> [Data to use]
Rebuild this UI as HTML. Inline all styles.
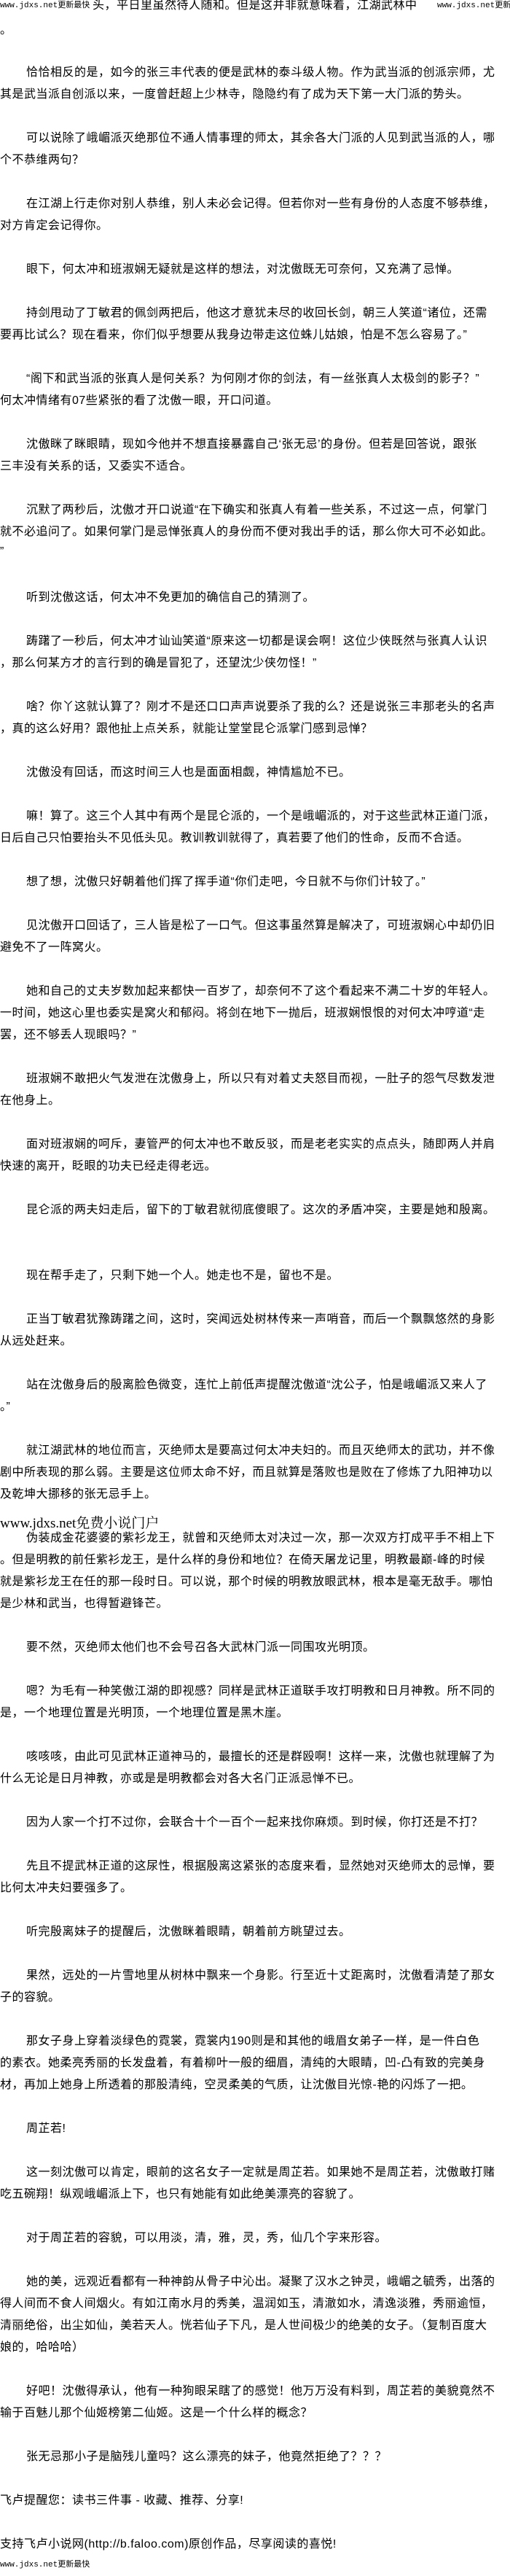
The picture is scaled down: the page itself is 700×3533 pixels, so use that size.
<!DOCTYPE html>
<html><head><meta charset="utf-8">
<style>
html,body{margin:0;padding:0;background:#fff;}
body{width:700px;height:3530px;position:relative;overflow:hidden;font-family:"Liberation Sans","WenQuanYi Zen Hei","Noto Sans CJK SC",sans-serif;color:#000;}
.l{position:absolute;left:0;height:30px;line-height:30px;font-size:16px;letter-spacing:0.5px;white-space:nowrap;}
.i{left:36px;}
.s{font-size:11px;letter-spacing:0;font-family:"Liberation Mono","WenQuanYi Zen Hei",monospace;}
.ad{font-family:"Liberation Serif","Noto Serif CJK SC",serif;font-size:19px;letter-spacing:0;}
</style></head><body>
<div class="l s" style="top:-7px">www.jdxs.net更新最快</div>
<div class="l" style="top:-7px;left:127px">头，平日里虽然待人随和。但是这并非就意味着，江湖武林中</div>
<div class="l s" style="top:-7px;left:600px;background:#fff">www.jdxs.net更新最快</div>
<div class="l" style="top:27px">。</div>
<div class="l i" style="top:85px">恰恰相反的是，如今的张三丰代表的便是武林的泰斗级人物。作为武当派的创派宗师，尤</div>
<div class="l" style="top:115px">其是武当派自创派以来，一度曾赶超上少林寺，隐隐约有了成为天下第一大门派的势头。</div>
<div class="l i" style="top:175px">可以说除了峨嵋派灭绝那位不通人情事理的师太，其余各大门派的人见到武当派的人，哪</div>
<div class="l" style="top:205px">个不恭维两句？</div>
<div class="l i" style="top:265px">在江湖上行走你对别人恭维，别人未必会记得。但若你对一些有身份的人态度不够恭维，</div>
<div class="l" style="top:295px">对方肯定会记得你。</div>
<div class="l i" style="top:355px">眼下，何太冲和班淑娴无疑就是这样的想法，对沈傲既无可奈何，又充满了忌惮。</div>
<div class="l i" style="top:415px">持剑甩动了丁敏君的佩剑两把后，他这才意犹未尽的收回长剑，朝三人笑道“诸位，还需</div>
<div class="l" style="top:445px">要再比试么？现在看来，你们似乎想要从我身边带走这位蛛儿姑娘，怕是不怎么容易了。”</div>
<div class="l i" style="top:505px">“阁下和武当派的张真人是何关系？为何刚才你的剑法，有一丝张真人太极剑的影子？”</div>
<div class="l" style="top:535px">何太冲情绪有07些紧张的看了沈傲一眼，开口问道。</div>
<div class="l i" style="top:595px">沈傲眯了眯眼睛，现如今他并不想直接暴露自己‘张无忌’的身份。但若是回答说，跟张</div>
<div class="l" style="top:625px">三丰没有关系的话，又委实不适合。</div>
<div class="l i" style="top:685px">沉默了两秒后，沈傲才开口说道“在下确实和张真人有着一些关系，不过这一点，何掌门</div>
<div class="l" style="top:715px">就不必追问了。如果何掌门是忌惮张真人的身份而不便对我出手的话，那么你大可不必如此。</div>
<div class="l" style="top:742px">”</div>
<div class="l i" style="top:805px">听到沈傲这话，何太冲不免更加的确信自己的猜测了。</div>
<div class="l i" style="top:865px">踌躇了一秒后，何太冲才讪讪笑道“原来这一切都是误会啊！这位少侠既然与张真人认识</div>
<div class="l" style="top:895px">，那么何某方才的言行到的确是冒犯了，还望沈少侠勿怪！”</div>
<div class="l i" style="top:955px">啥？你丫这就认算了？刚才不是还口口声声说要杀了我的么？还是说张三丰那老头的名声</div>
<div class="l" style="top:985px">，真的这么好用？跟他扯上点关系，就能让堂堂昆仑派掌门感到忌惮？</div>
<div class="l i" style="top:1045px">沈傲没有回话，而这时间三人也是面面相觑，神情尴尬不已。</div>
<div class="l i" style="top:1105px">嘛！算了。这三个人其中有两个是昆仑派的，一个是峨嵋派的，对于这些武林正道门派，</div>
<div class="l" style="top:1135px">日后自己只怕要抬头不见低头见。教训教训就得了，真若要了他们的性命，反而不合适。</div>
<div class="l i" style="top:1195px">想了想，沈傲只好朝着他们挥了挥手道“你们走吧，今日就不与你们计较了。”</div>
<div class="l i" style="top:1255px">见沈傲开口回话了，三人皆是松了一口气。但这事虽然算是解决了，可班淑娴心中却仍旧</div>
<div class="l" style="top:1285px">避免不了一阵窝火。</div>
<div class="l i" style="top:1345px">她和自己的丈夫岁数加起来都快一百岁了，却奈何不了这个看起来不满二十岁的年轻人。</div>
<div class="l" style="top:1375px">一时间，她这心里也委实是窝火和郁闷。将剑在地下一抛后，班淑娴恨恨的对何太冲哼道“走</div>
<div class="l" style="top:1405px">罢，还不够丢人现眼吗？”</div>
<div class="l i" style="top:1465px">班淑娴不敢把火气发泄在沈傲身上，所以只有对着丈夫怒目而视，一肚子的怨气尽数发泄</div>
<div class="l" style="top:1495px">在他身上。</div>
<div class="l i" style="top:1555px">面对班淑娴的呵斥，妻管严的何太冲也不敢反驳，而是老老实实的点点头，随即两人并肩</div>
<div class="l" style="top:1585px">快速的离开，眨眼的功夫已经走得老远。</div>
<div class="l i" style="top:1645px">昆仑派的两夫妇走后，留下的丁敏君就彻底傻眼了。这次的矛盾冲突，主要是她和殷离。</div>
<div class="l i" style="top:1735px">现在帮手走了，只剩下她一个人。她走也不是，留也不是。</div>
<div class="l i" style="top:1795px">正当丁敏君犹豫踌躇之间，这时，突闻远处树林传来一声哨音，而后一个飘飘悠然的身影</div>
<div class="l" style="top:1825px">从远处赶来。</div>
<div class="l i" style="top:1885px">站在沈傲身后的殷离脸色微变，连忙上前低声提醒沈傲道“沈公子，怕是峨嵋派又来人了</div>
<div class="l" style="top:1915px">。”</div>
<div class="l i" style="top:1975px">就江湖武林的地位而言，灭绝师太是要高过何太冲夫妇的。而且灭绝师太的武功，并不像</div>
<div class="l" style="top:2005px">剧中所表现的那么弱。主要是这位师太命不好，而且就算是落败也是败在了修炼了九阳神功以</div>
<div class="l" style="top:2035px">及乾坤大挪移的张无忌手上。</div>
<div class="l ad" style="top:2075px">www.jdxs.net免费小说门户</div>
<div class="l i" style="top:2095px">伪装成金花婆婆的紫衫龙王，就曾和灭绝师太对决过一次，那一次双方打成平手不相上下</div>
<div class="l" style="top:2125px">。但是明教的前任紫衫龙王，是什么样的身份和地位？在倚天屠龙记里，明教最巅-峰的时候</div>
<div class="l" style="top:2155px">就是紫衫龙王在任的那一段时日。可以说，那个时候的明教放眼武林，根本是毫无敌手。哪怕</div>
<div class="l" style="top:2185px">是少林和武当，也得暂避锋芒。</div>
<div class="l i" style="top:2245px">要不然，灭绝师太他们也不会号召各大武林门派一同围攻光明顶。</div>
<div class="l i" style="top:2305px">嗯？为毛有一种笑傲江湖的即视感？同样是武林正道联手攻打明教和日月神教。所不同的</div>
<div class="l" style="top:2335px">是，一个地理位置是光明顶，一个地理位置是黑木崖。</div>
<div class="l i" style="top:2395px">咳咳咳，由此可见武林正道神马的，最擅长的还是群殴啊！这样一来，沈傲也就理解了为</div>
<div class="l" style="top:2425px">什么无论是日月神教，亦或是是明教都会对各大名门正派忌惮不已。</div>
<div class="l i" style="top:2485px">因为人家一个打不过你，会联合十个一百个一起来找你麻烦。到时候，你打还是不打？</div>
<div class="l i" style="top:2545px">先且不提武林正道的这尿性，根据殷离这紧张的态度来看，显然她对灭绝师太的忌惮，要</div>
<div class="l" style="top:2575px">比何太冲夫妇要强多了。</div>
<div class="l i" style="top:2635px">听完殷离妹子的提醒后，沈傲眯着眼睛，朝着前方眺望过去。</div>
<div class="l i" style="top:2695px">果然，远处的一片雪地里从树林中飘来一个身影。行至近十丈距离时，沈傲看清楚了那女</div>
<div class="l" style="top:2725px">子的容貌。</div>
<div class="l i" style="top:2785px">那女子身上穿着淡绿色的霓裳，霓裳内190则是和其他的峨眉女弟子一样，是一件白色</div>
<div class="l" style="top:2815px">的素衣。她柔亮秀丽的长发盘着，有着柳叶一般的细眉，清纯的大眼睛，凹-凸有致的完美身</div>
<div class="l" style="top:2845px">材，再加上她身上所透着的那股清纯，空灵柔美的气质，让沈傲目光惊-艳的闪烁了一把。</div>
<div class="l i" style="top:2905px">周芷若!</div>
<div class="l i" style="top:2965px">这一刻沈傲可以肯定，眼前的这名女子一定就是周芷若。如果她不是周芷若，沈傲敢打赌</div>
<div class="l" style="top:2995px">吃五碗翔！纵观峨嵋派上下，也只有她能有如此绝美漂亮的容貌了。</div>
<div class="l i" style="top:3055px">对于周芷若的容貌，可以用淡，清，雅，灵，秀，仙几个字来形容。</div>
<div class="l i" style="top:3115px">她的美，远观近看都有一种神韵从骨子中沁出。凝聚了汉水之钟灵，峨嵋之毓秀，出落的</div>
<div class="l" style="top:3145px">得人间而不食人间烟火。有如江南水月的秀美，温润如玉，清澈如水，清逸淡雅，秀丽逾恒，</div>
<div class="l" style="top:3175px">清丽绝俗，出尘如仙，美若天人。恍若仙子下凡，是人世间极少的绝美的女子。（复制百度大</div>
<div class="l" style="top:3205px">娘的，哈哈哈）</div>
<div class="l i" style="top:3265px">好吧！沈傲得承认，他有一种狗眼呆瞎了的感觉！他万万没有料到，周芷若的美貌竟然不</div>
<div class="l" style="top:3295px">输于百魅儿那个仙姬榜第二仙姬。这是一个什么样的概念？</div>
<div class="l i" style="top:3355px">张无忌那小子是脑残儿童吗？这么漂亮的妹子，他竟然拒绝了？？？</div>
<div class="l" style="top:3415px">飞卢提醒您：读书三件事 - 收藏、推荐、分享!</div>
<div class="l" style="top:3475px">支持飞卢小说网(http://b.faloo.com)原创作品，尽享阅读的喜悦!</div>
<div class="l s" style="top:3503px">www.jdxs.net更新最快</div>
</body></html>
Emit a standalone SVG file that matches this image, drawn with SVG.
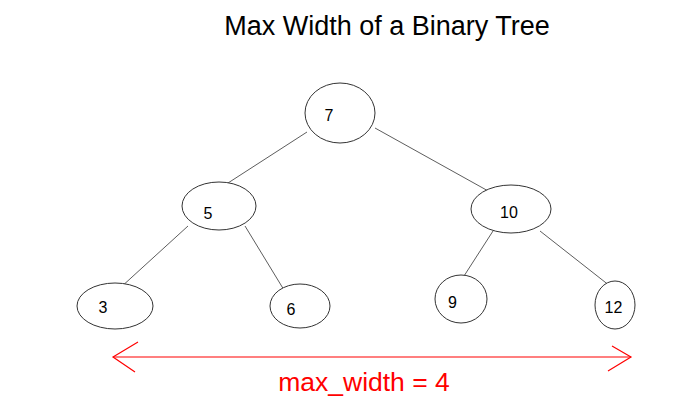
<svg xmlns="http://www.w3.org/2000/svg" width="685" height="410" viewBox="0 0 685 410">
<style>
.n ellipse{fill:#fff;stroke:#333;stroke-width:1}
.n text{font-family:"Liberation Sans",Arial,sans-serif;font-size:16px;fill:#000;text-anchor:middle}
.e line{stroke:#333;stroke-width:0.8}
.r{stroke:#f00;stroke-width:1.2;fill:none}
</style>
<rect width="685" height="410" fill="#fff"/>
<text x="387" y="35" font-family="'Liberation Sans',Arial,sans-serif" font-size="27" text-anchor="middle">Max Width of a Binary Tree</text>
<g id="edges" class="e">
<line x1="307" y1="132" x2="228" y2="183"/>
<line x1="375" y1="128" x2="490" y2="192"/>
<line x1="188" y1="226" x2="120" y2="288"/>
<line x1="245" y1="226" x2="284" y2="290"/>
<line x1="493" y1="231" x2="464" y2="276"/>
<line x1="540" y1="231" x2="610" y2="286"/>
</g>
<g id="n7" class="n"><ellipse cx="340" cy="113" rx="35" ry="30"/><text x="329" y="121">7</text></g>
<g id="n5" class="n"><ellipse cx="219" cy="206" rx="37" ry="24"/><text x="208" y="219">5</text></g>
<g id="n10" class="n"><ellipse cx="511" cy="209" rx="40" ry="24"/><text x="509" y="218">10</text></g>
<g id="n3" class="n"><ellipse cx="115" cy="306" rx="38" ry="23"/><text x="103" y="313">3</text></g>
<g id="n6" class="n"><ellipse cx="300" cy="306" rx="30" ry="22"/><text x="291" y="315">6</text></g>
<g id="n9" class="n"><ellipse cx="461" cy="299" rx="26" ry="24"/><text x="452.5" y="308">9</text></g>
<g id="n12" class="n"><ellipse cx="615" cy="305" rx="20" ry="24"/><text x="613.5" y="313">12</text></g>
<g id="width">
<line class="r" x1="113" y1="357" x2="631" y2="357"/>
<polyline class="r" points="138,342 113,357 135,372"/>
<polyline class="r" points="612,346 631,357 608,371"/>
<text x="364" y="391" font-family="'Liberation Sans',Arial,sans-serif" font-size="26.5" fill="#f00" text-anchor="middle">max_width = 4</text>
</g>
</svg>
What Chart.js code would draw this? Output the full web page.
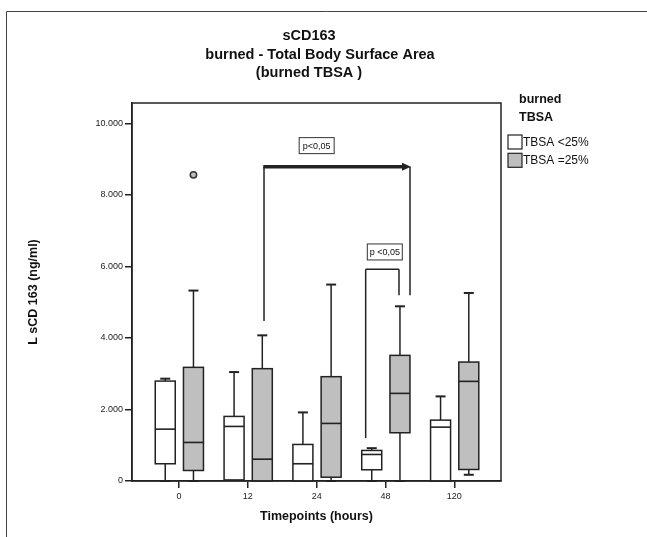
<!DOCTYPE html>
<html>
<head>
<meta charset="utf-8">
<script src="https://cdn.jsdelivr.net/npm/chart.js@4"></script>
<style>
  html, body { margin: 0; padding: 0; background: #fff; }
  .chart-container { position: relative; width: 647px; height: 537px; }
</style>
</head>
<body>
<div class="chart-container"><canvas id="myChart" width="647" height="537"></canvas></div>
<script>
const timepoints = ['0', '12', '24', '48', '120'];

// TBSA <25%
const lowMin = [0, 30, 0, 0, 0];
const lowQ1 = [482, 30, 0, 314, 0];
const lowMedian = [1450, 1526, 482, 742, 1506];
const lowQ3 = [2794, 1806, 1022, 854, 1702];
const lowMax = [2861, 3046, 1918, 918, 2366];

// TBSA =25%
const highMin = [0, 0, 0, 0, 174];
const highQ1 = [294, 0, 106, 1349, 322];
const highMedian = [1078, 610, 1610, 2450, 2786];
const highQ3 = [3178, 3141, 2917, 3513, 3326];
const highMax = [5325, 4073, 5493, 4885, 5258];
const highOutliers = [[8561], [], [], [], []];

const yTicks = [0, 2000, 4000, 6000, 8000, 10000];

// significance brackets (x in category index units, y in ng/ml)
const brackets = [
  { x1: 1.235, x2: 3.356, y1: 4474, yTop: 8785, y2: 5193, arrow: true, label: 'p<0,05', labelX: 2.0, labelY: 9378 },
  { x1: 2.712, x2: 3.196, y1: 1198, yTop: 5921, y2: 5193, arrow: false, label: 'p <0,05', labelX: 2.99, labelY: 6405 },
];

const FONT = "'Liberation Sans', Arial, sans-serif";
const INK = '#222';

const groups = [
  { name: 'TBSA <25%', fill: '#ffffff', offset: -0.2, min: lowMin, q1: lowQ1, med: lowMedian, q3: lowQ3, max: lowMax },
  { name: 'TBSA =25%', fill: '#bfbfbf', offset: 0.21, min: highMin, q1: highQ1, med: highMedian, q3: highQ3, max: highMax },
];

const outlierPoints = [];
highOutliers.forEach((list, i) => list.forEach(v => outlierPoints.push({ x: i + groups[1].offset, y: v })));

function line(ctx, x1, y1, x2, y2) {
  ctx.beginPath();
  ctx.moveTo(x1, y1);
  ctx.lineTo(x2, y2);
  ctx.stroke();
}

const boxPlugin = {
  id: 'boxes',
  beforeDraw(chart) {
    const ctx = chart.ctx;
    ctx.save();
    ctx.fillStyle = '#fff';
    ctx.fillRect(0, 0, chart.width, chart.height);
    // outer frame
    ctx.strokeStyle = '#444';
    ctx.lineWidth = 1;
    ctx.beginPath();
    ctx.moveTo(6.5, chart.height);
    ctx.lineTo(6.5, 11.5);
    ctx.lineTo(chart.width, 11.5);
    ctx.stroke();

    // title
    ctx.fillStyle = '#111';
    ctx.textAlign = 'center';
    ctx.textBaseline = 'middle';
    ctx.font = 'bold 14.5px ' + FONT;
    ctx.fillText('sCD163', 309, 36);
    ctx.fillText('burned - Total Body Surface Area', 320, 55);
    ctx.fillText('(burned TBSA )', 309, 73);

    // legend
    ctx.textAlign = 'left';
    ctx.font = 'bold 12.5px ' + FONT;
    ctx.fillText('burned', 519, 100);
    ctx.fillText('TBSA', 519, 118);
    ctx.font = '12px ' + FONT;
    groups.forEach((g, k) => {
      const top = 135 + k * 18.3;
      ctx.fillStyle = g.fill;
      ctx.fillRect(508, top, 14, 14);
      ctx.strokeStyle = INK;
      ctx.lineWidth = 1.2;
      ctx.strokeRect(508, top, 14, 14);
      ctx.fillStyle = '#111';
      ctx.fillText(g.name, 523, top + 7.5);
    });
    ctx.restore();
  },
  beforeDatasetsDraw(chart) {
    const { ctx, chartArea, scales: { x, y } } = chart;
    ctx.save();
    ctx.strokeStyle = INK;

    groups.forEach(g => {
      timepoints.forEach((t, i) => {
        const cx = x.getPixelForValue(i + g.offset);
        const hw = 10;
        const cap = 5;
        const pMin = y.getPixelForValue(g.min[i]);
        const pQ1 = y.getPixelForValue(g.q1[i]);
        const pMed = y.getPixelForValue(g.med[i]);
        const pQ3 = y.getPixelForValue(g.q3[i]);
        const pMax = y.getPixelForValue(g.max[i]);

        ctx.lineWidth = 1.5;
        line(ctx, cx, pQ3, cx, pMax);
        line(ctx, cx, pQ1, cx, pMin);
        ctx.lineWidth = 2;
        line(ctx, cx - cap, pMax, cx + cap, pMax);
        if (g.min[i] < g.q1[i]) line(ctx, cx - cap, pMin, cx + cap, pMin);

        ctx.fillStyle = g.fill;
        ctx.fillRect(cx - hw, pQ3, hw * 2, pQ1 - pQ3);
        ctx.lineWidth = 1.5;
        ctx.strokeRect(cx - hw, pQ3, hw * 2, pQ1 - pQ3);
        ctx.lineWidth = 1.6;
        line(ctx, cx - hw, pMed, cx + hw, pMed);
      });
    });

    // brackets
    brackets.forEach(b => {
      const xa = x.getPixelForValue(b.x1);
      const xb = x.getPixelForValue(b.x2);
      const ya = y.getPixelForValue(b.y1);
      const yt = y.getPixelForValue(b.yTop);
      const yb = y.getPixelForValue(b.y2);
      ctx.lineWidth = 1.5;
      line(ctx, xa, ya, xa, yt);
      line(ctx, xb, yt, xb, yb);
      if (b.arrow) {
        ctx.lineWidth = 3.5;
        line(ctx, xa - 0.75, yt, xb - 6, yt);
        ctx.fillStyle = INK;
        ctx.beginPath();
        ctx.moveTo(xb + 1, yt);
        ctx.lineTo(xb - 8, yt - 4);
        ctx.lineTo(xb - 8, yt + 4);
        ctx.closePath();
        ctx.fill();
      } else {
        line(ctx, xa, yt, xb, yt);
      }
      const lx = x.getPixelForValue(b.labelX);
      const ly = y.getPixelForValue(b.labelY);
      ctx.fillStyle = '#fff';
      ctx.fillRect(lx - 17.5, ly - 8, 35, 16);
      ctx.lineWidth = 1;
      ctx.strokeStyle = '#333';
      ctx.strokeRect(lx - 17.5, ly - 8, 35, 16);
      ctx.fillStyle = '#111';
      ctx.font = '9px ' + FONT;
      ctx.textAlign = 'center';
      ctx.textBaseline = 'middle';
      ctx.fillText(b.label, lx, ly + 0.5);
      ctx.strokeStyle = INK;
    });

    // plot frame
    ctx.lineWidth = 1.5;
    ctx.strokeStyle = INK;
    ctx.strokeRect(chartArea.left, chartArea.top, chartArea.right - chartArea.left, chartArea.bottom - chartArea.top);
    ctx.restore();
  },
};

const ctx = document.getElementById('myChart').getContext('2d');

const chart = new Chart(ctx, {
  type: 'scatter',
  data: {
    datasets: [
      {
        label: 'outliers',
        data: outlierPoints,
        pointRadius: 3.2,
        pointBackgroundColor: '#bdbdbd',
        pointBorderColor: '#333',
        pointBorderWidth: 1.5,
      },
    ],
  },
  options: {
    responsive: false,
    animation: false,
    devicePixelRatio: 1,
    layout: {
      padding: { top: 103, right: 146, left: 0, bottom: 0 },
    },
    plugins: {
      legend: { display: false },
      title: { display: false },
      tooltip: { enabled: false },
    },
    scales: {
      x: {
        type: 'linear',
        min: -0.683,
        max: 4.678,
        afterBuildTicks: scale => {
          scale.ticks = timepoints.map((t, i) => ({ value: i }));
        },
        afterFit: scale => {
          scale.height = 56;
        },
        ticks: {
          callback: value => timepoints[value],
          font: { family: FONT, size: 9 },
          color: INK,
          padding: 3,
          maxRotation: 0,
        },
        grid: {
          drawOnChartArea: false,
          drawTicks: true,
          tickLength: 7,
          color: INK,
          lineWidth: 1.5,
        },
        border: { display: true, color: INK, width: 1.5 },
        title: {
          display: true,
          text: 'Timepoints (hours)',
          font: { family: FONT, size: 12.5, weight: 'bold' },
          color: '#111',
          padding: { top: 0, bottom: 13 },
        },
      },
      y: {
        type: 'linear',
        min: 0,
        max: 10570,
        afterBuildTicks: scale => {
          scale.ticks = yTicks.map(v => ({ value: v }));
        },
        afterFit: scale => {
          scale.width = 132;
        },
        ticks: {
          callback: value => (value === 0 ? '0' : (value / 1000).toFixed(3)),
          font: { family: FONT, size: 9 },
          color: INK,
          padding: 2,
        },
        grid: {
          drawOnChartArea: false,
          drawTicks: true,
          tickLength: 7,
          color: INK,
          lineWidth: 1.5,
        },
        border: { display: true, color: INK, width: 1.5 },
        title: {
          display: true,
          text: 'L sCD 163 (ng/ml)',
          font: { family: FONT, size: 12.5, weight: 'bold' },
          color: '#111',
          padding: { top: 26, bottom: 0 },
        },
      },
    },
  },
  plugins: [boxPlugin],
});
</script>
</body>
</html>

> [Exercise details]
Report each line in the preceding entries that holds the string "size".

> [Task output]
The picture is scaled down: the page itself is 700×3533 pixels, so use that size.
.l{position:absolute;left:0;height:30px;line-height:30px;font-size:16px;letter-spacing:0.5px;white-space:nowrap;}
.s{font-size:11px;letter-spacing:0;font-family:"Liberation Mono","WenQuanYi Zen Hei",monospace;}
.ad{font-family:"Liberation Serif","Noto Serif CJK SC",serif;font-size:19px;letter-spacing:0;}
.n text{font-family:"Liberation Sans",Arial,sans-serif;font-size:16px;fill:#000;text-anchor:middle}
<text x="387" y="35" font-family="'Liberation Sans',Arial,sans-serif" font-size="27" text-anchor="middle">Max Width of a Binary Tree</text>
<text x="364" y="391" font-family="'Liberation Sans',Arial,sans-serif" font-size="26.5" fill="#f00" text-anchor="middle">max_width = 4</text>
          font: { family: FONT, size: 9 },
          font: { family: FONT, size: 12.5, weight: 'bold' },
          font: { family: FONT, size: 9 },
          font: { family: FONT, size: 12.5, weight: 'bold' },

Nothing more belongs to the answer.